Thinking about the profile we wanted in the final cup, we narrowed the search based on the origins we knew would work best and are freshest. From there, we tasted tons of lots from different farms and regions to pick the lots that already had the kinds of notes we’re looking for. That means, when we roast, it becomes all about amplifying the flavours the producer has created.

Does the coffee going into the blend affect how you roast?

Marcus: Absolutely. Each of the components present different flavour profiles which, when blended together, must work effortlessly. It’s like a jigsaw puzzle — I can either put the pieces together poorly and make a bad picture, or I can pick out the pieces with purpose and create something that works perfectly.

What’s different about roasting for pods?

Marcus: The key difference when roasting for pods is that, unlike roasting for other brew methods, the end-user has a predetermined dose and grind to work with. That means it’s my job to make sure that our coffee will taste the same across all compatible Nespresso machines.

Josh: It’s tricky. Because of how quickly a pod brews, the coffee needs to be really brittle. Then, when it’s ground, the little particles will be fine enough so that the coffee is easy to extract. This means that you roast darker than usual, but also that you want to make sure it’s sweet — so you have to really control the roasting time.

How do you make sure the coffee is roasted the same each time?

Marcus: Our Loring S15 machine has a fully customisable recipe profiler.
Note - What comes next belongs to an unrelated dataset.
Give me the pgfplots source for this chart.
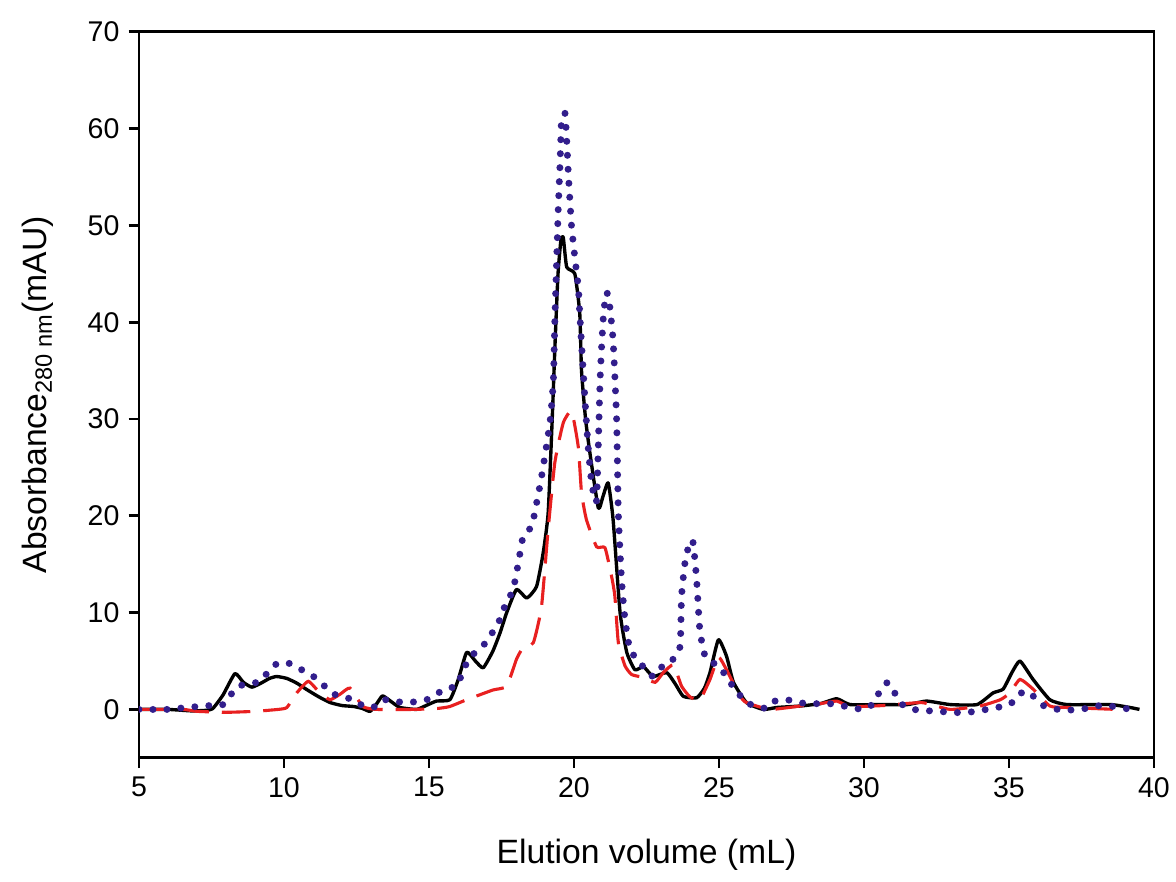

This means we can taste a roasted batch and, if it meets all our exacting criteria, we can save and launch this profile to run fully automated. This ensures each roast is exactly the same as the last.

Josh: We then have a second program which essentially audits the first to make sure it’s running perfectly and, as a triple-check, we have our trained roasting team watching each batch as they go. We’re pretty committed to making every coffee as good as the last, and the triple-check is the way we ensure that.

From there, all the roast batches will be mixed and ground before being put into pods. This makes sure that you aren’t getting coffee from just one roast in your pod but a mix, so it’s really consistent from one coffee to the next.